The situation between Sturtevant and SC Johnson over a 2.6 acre parcel of land worth approximately $70,000 has moved from a negotiation to what appears to be a stalemate.

At issue is the village’s need to acquire a sliver of land located at the southern end of Waxdale, SC Johnson’s primary manufacturing plant, so Willow Road can be redirected to connect with what is now 84th Street ahead of the Wisconson Department of Transportation’s plan to widen Durand Avenue from 92nd Street to Highway 31.

Most of Waxdale is located in the Village of Mount Pleasant, but a small southern portion of the property lies within into Sturtevant, and since the 1990s officials there have been in talks with SCJ about the plan for Willow Road. After so many years of conversations and a general lack of action on the part of the company, the Sturtevant Village Board last month unanimously approved filing an eminent domain action.

SC Johnson threatens to leave Racine County

And now, SC Johnson CEO Fisk Johnson is threatening to take his operation elsewhere.

“While I suspect the community would like us to expand here, if the village feels differently, or if it feels constructive dialogue and an open mind to alternative solutions is too much to ask, that would be very helpful information for me to know, as it is an indicator of how the village views our factory and will be important as we make plans for the future,” The Journal Times quotes from a letter Johnson sent Thursday to members of the village board.

The situation has alarmed local elected officials – Racine County Executive Jonathan Delagrave, state Sen. Van Wanggaard, Rep. Robin Vos and RAMAC President (and former County Executive) Jim Ladwig – who have requested a private meeting with Sturtevant Village President Steve Jansen.

Jansen, however, denied the request and instead invited the group – with SCJ representatives – to attend an open session Committee of the Whole meeting for a discussion. A meeting date is being coordinated between all the parties.

“My board was adamant that we do this in open session, and I agree,” Jansen said. “We’ve been talking about this too long, and we don’t meet in closed session unless there’s a privacy issue to consider. This kind of meeting at this juncture should be open to the public.”

Vos told me during a phone interview Friday that when he thinks of SC Johnson, he thinks, “Racine County.”
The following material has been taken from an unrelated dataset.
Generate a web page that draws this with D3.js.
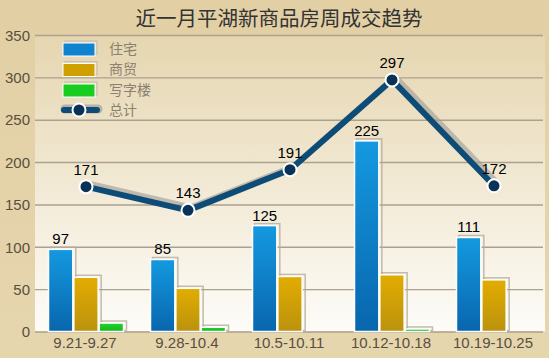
<!DOCTYPE html>
<html><head><meta charset="utf-8">
<script src="https://cdn.jsdelivr.net/npm/d3@7"></script>
<style>html,body{margin:0;padding:0;background:#e4d3aa;}svg{display:block;}</style>
</head><body>
<script>
const categories = ["9.21-9.27","9.28-10.4","10.5-10.11","10.12-10.18","10.19-10.25"];
const residential = [97, 85, 125, 225, 111];
const commercial = [64, 51, 65, 67, 61];
const office = [10, 5, 0, 3, 0];
const total = [171, 143, 191, 297, 172];
const yTicks = [0, 50, 100, 150, 200, 250, 300, 350];
const seriesNames = ["住宅", "商贸", "写字楼", "总计"];
const title = "近一月平湖新商品房周成交趋势";

const W = 549, H = 358;
const m = {left: 35, right: 4, top: 35, bottom: 26.5};
const svg = d3.select("body").append("svg").attr("width", W).attr("height", H);
const defs = svg.append("defs");

const bg = defs.append("linearGradient").attr("id","bg").attr("x1",0).attr("x2",0).attr("y1",0).attr("y2",1);
bg.append("stop").attr("offset","0%").attr("stop-color","#e6d6b0");
bg.append("stop").attr("offset","100%").attr("stop-color","#fdfcf8");
const outer = defs.append("linearGradient").attr("id","outer").attr("x1",0).attr("x2",0).attr("y1",0).attr("y2",1);
outer.append("stop").attr("offset","0%").attr("stop-color","#e2cfa4");
outer.append("stop").attr("offset","100%").attr("stop-color","#e6d6ae");

function grad(id, c1, c2){
  const g = defs.append("linearGradient").attr("id",id).attr("x1",0).attr("x2",0).attr("y1",0).attr("y2",1);
  g.append("stop").attr("offset","0%").attr("stop-color",c1);
  g.append("stop").attr("offset","100%").attr("stop-color",c2);
}
grad("gBlue","#1499e0","#0866ad");
grad("gGold","#e2ac00","#bb920e");
grad("gGreen","#22d42a","#10b818");
const fills = ["url(#gBlue)","url(#gGold)","url(#gGreen)"];
const legendFills = ["#1083d0","#cfa000","#18cc20"];

svg.append("rect").attr("width",W).attr("height",H).attr("fill","url(#outer)");

const x0 = m.left, x1 = W - m.right, yB = H - m.bottom, yT = m.top;
const x = d3.scaleBand().domain(categories).range([x0, x1]).paddingInner(0).paddingOuter(0);
const y = d3.scaleLinear().domain([0, 350]).range([yB, yT]);

svg.append("rect").attr("x",x0).attr("y",yT).attr("width",x1-x0).attr("height",yB-yT).attr("fill","url(#bg)");

// grid
const yAxis = d3.axisLeft(y).tickValues(yTicks).tickSize(-(x1 - x0 - 2)).tickPadding(5);
const ga = svg.append("g").attr("transform",`translate(${x0},0)`).call(yAxis);
ga.select(".domain").remove();
ga.selectAll(".tick line").attr("stroke","#aca18e").attr("stroke-width",1.4);
ga.selectAll(".tick text").attr("fill","#5a4f3d").attr("font-family","Liberation Sans, Arial, sans-serif").attr("font-size",15).attr("dy","0.35em");

// bars
const inner = d3.scaleBand().domain([0,1,2]).range([0, 75]).paddingInner(0.04);
const groupOff = (x.bandwidth() - 75) / 2;
const seriesVals = [residential, commercial, office];
seriesVals.forEach((vals, si) => {
  const g = svg.append("g");
  vals.forEach((v, i) => {
    if (v <= 0) return;
    const bx = x(categories[i]) + groupOff + inner(si);
    const by = y(v);
    g.append("rect").attr("x", bx + 2).attr("y", by - 2).attr("width", inner.bandwidth()+1).attr("height", yB - by + 1)
      .attr("fill","none").attr("stroke","#b4ab9c").attr("stroke-width",1.5).attr("opacity",0.8);
    g.append("rect").attr("x", bx).attr("y", by).attr("width", inner.bandwidth()).attr("height", yB - by)
      .attr("fill", fills[si]).attr("stroke","#ffffff").attr("stroke-width",1.5);
  });
});

// bar labels (residential)
svg.append("g").selectAll("text").data(residential).join("text")
  .attr("x",(d,i)=> x(categories[i]) + groupOff + inner(0) + inner.bandwidth()/2)
  .attr("y", d => y(d) - 5)
  .attr("text-anchor","middle").attr("font-family","Liberation Sans, Arial, sans-serif").attr("font-size",15).attr("fill","#000")
  .text(d => d);

// line
const cx = i => x(categories[i]) + x.bandwidth()/2;
const line = d3.line().x((d,i)=>cx(i)).y(d=>y(d));
svg.append("path").datum(total).attr("d",line).attr("transform","translate(3,-3)")
  .attr("fill","none").attr("stroke","#9c9a94").attr("stroke-width",6).attr("opacity",0.6).attr("stroke-linejoin","round");
svg.append("path").datum(total).attr("d",line)
  .attr("fill","none").attr("stroke","#0e4c78").attr("stroke-width",6).attr("stroke-linejoin","round");
svg.append("g").selectAll("circle").data(total).join("circle")
  .attr("cx",(d,i)=>cx(i)).attr("cy",d=>y(d)).attr("r",6.5)
  .attr("fill","#0a3256").attr("stroke","#ffffff").attr("stroke-width",2);
svg.append("g").selectAll("text").data(total).join("text")
  .attr("x",(d,i)=>cx(i)).attr("y",d=>y(d)-12)
  .attr("text-anchor","middle").attr("font-family","Liberation Sans, Arial, sans-serif").attr("font-size",15).attr("fill","#000")
  .text(d=>d);

// x labels
svg.append("g").selectAll("text").data(categories).join("text")
  .attr("x", d => x(d) + x.bandwidth()/2 - 1).attr("y", H - 10)
  .attr("text-anchor","middle").attr("font-family","Liberation Sans, Arial, sans-serif").attr("font-size",15).attr("fill","#5a4f3d")
  .text(d=>d);

// title
svg.append("text").attr("x",279).attr("y",26).attr("text-anchor","middle")
  .attr("font-family","Noto Sans CJK SC, sans-serif").attr("font-size",20.5).attr("fill","#333").text(title);

// legend
const lg = svg.append("g");
const rowY = [49, 69.5, 90, 110];
for (let k = 0; k < 3; k++) {
  lg.append("rect").attr("x",65).attr("y",rowY[k]-8).attr("width",32).attr("height",13).attr("fill","none").attr("stroke","#c9c0b0").attr("stroke-width",1.2);
  lg.append("rect").attr("x",63).attr("y",rowY[k]-6).attr("width",32).attr("height",13).attr("fill",legendFills[k]).attr("stroke","#fff").attr("stroke-width",1);
}
lg.append("line").attr("x1",64).attr("x2",97).attr("y1",rowY[3]).attr("y2",rowY[3]).attr("stroke","#b8b2a6").attr("stroke-width",9).attr("stroke-linecap","round").attr("transform","translate(1,-1)");
lg.append("line").attr("x1",64).attr("x2",97).attr("y1",rowY[3]).attr("y2",rowY[3]).attr("stroke","#0e4c78").attr("stroke-width",6).attr("stroke-linecap","round");
lg.append("circle").attr("cx",79).attr("cy",rowY[3]).attr("r",6.5).attr("fill","#0a3256").attr("stroke","#fff").attr("stroke-width",2);
seriesNames.forEach((n,k) => {
  lg.append("text").attr("x",109).attr("y",rowY[k]).attr("dy","0.35em")
    .attr("font-family","Noto Sans CJK SC, sans-serif").attr("font-size",14).attr("fill","#8a8170").text(n);
});
</script>
</body></html>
“From my perspective there is no other company more important to our community than SC Johnson,” he said. “When I heard about the difficult time the village and the company were having with an answer, I thought maybe we could get together to try and get some resolution.”

Kelly Semrau, a spokesperson for SC Johnson, told the newspaper that company officials are fine with an open meeting.

“If that’s the only way the village wants to do it, we’re going to do anything we can to save 1,000 jobs here,” she is quoted as saying.

Agreeing to meet is a positive step toward a peaceful solution, because the public’s business should be conducted in public. But first, a little perspective:

Willow Road discussions go back years

SCJ accuses Sturtevant leaders of taking them by surprise and issued letters earlier this month accusing each trustee of not communicating with the company about the Willow Road relocation project and said Sturtevant filing for eminent domain earlier this month amounted to an act of aggression.

Aerial shot of the berm constructed by SC Johnson in advance of the Willow Road project. Photo credit: Village of Sturtevant

But, village meeting minutes going back to an October 2010 Planning Commission meeting tell a different story; specifically that SC Johnson was always aware of the Willow Road project.

“The Village of Mt. Pleasant and S.C. Johnson are proposing to construct a landscaping berm south of the existing Waxdale plant to serve as a visual barrier for the property. The berm would screen the back of SCJ’s property from the Village of Sturtevant’s development area just north of Highway 11,” the minutes read.

Trustee Chris Wright used the minutes and the aerial photograph of the area in question to support the village’s position.

“(The berm) was constructed by SCJ after coming to the Planning Commision for approval to do so. It was designed to go above the proposed road. Now according to SCJ the road is encroaching on their plans for development,” he pointed out.

In the letter Johnson delivered Thursday threatening to take his company elsewhere if Sturtevant doesn’t agree to sit down and work out a solution. SC Johnson is coming to the table with alternatives, commissioned from Graef Engineering but presumably without the Wisconsin Department of Transportation, the state agency Sturtevant has been working with all along.

Sturtevant trustees contacted by the newspaper say they are willing to look at the company’s alternatives, but until they received the first letter they hadn’t been made aware of any additional options.

The proposed Willow Road relocation has been up for discussion for years; I know because during several meetings over the last decade or so, village staffers have along the way provided the trustees with updates about discussions with SCJ representatives.

In short, though, what this comes down to is a multibillion-dollar company using the press to blackmail a village with an annual operating budget that is probably less than Johnson’s annual salary over a 2.6-acre piece of land worth $70,000 for an expansion plan they’ve known about for years.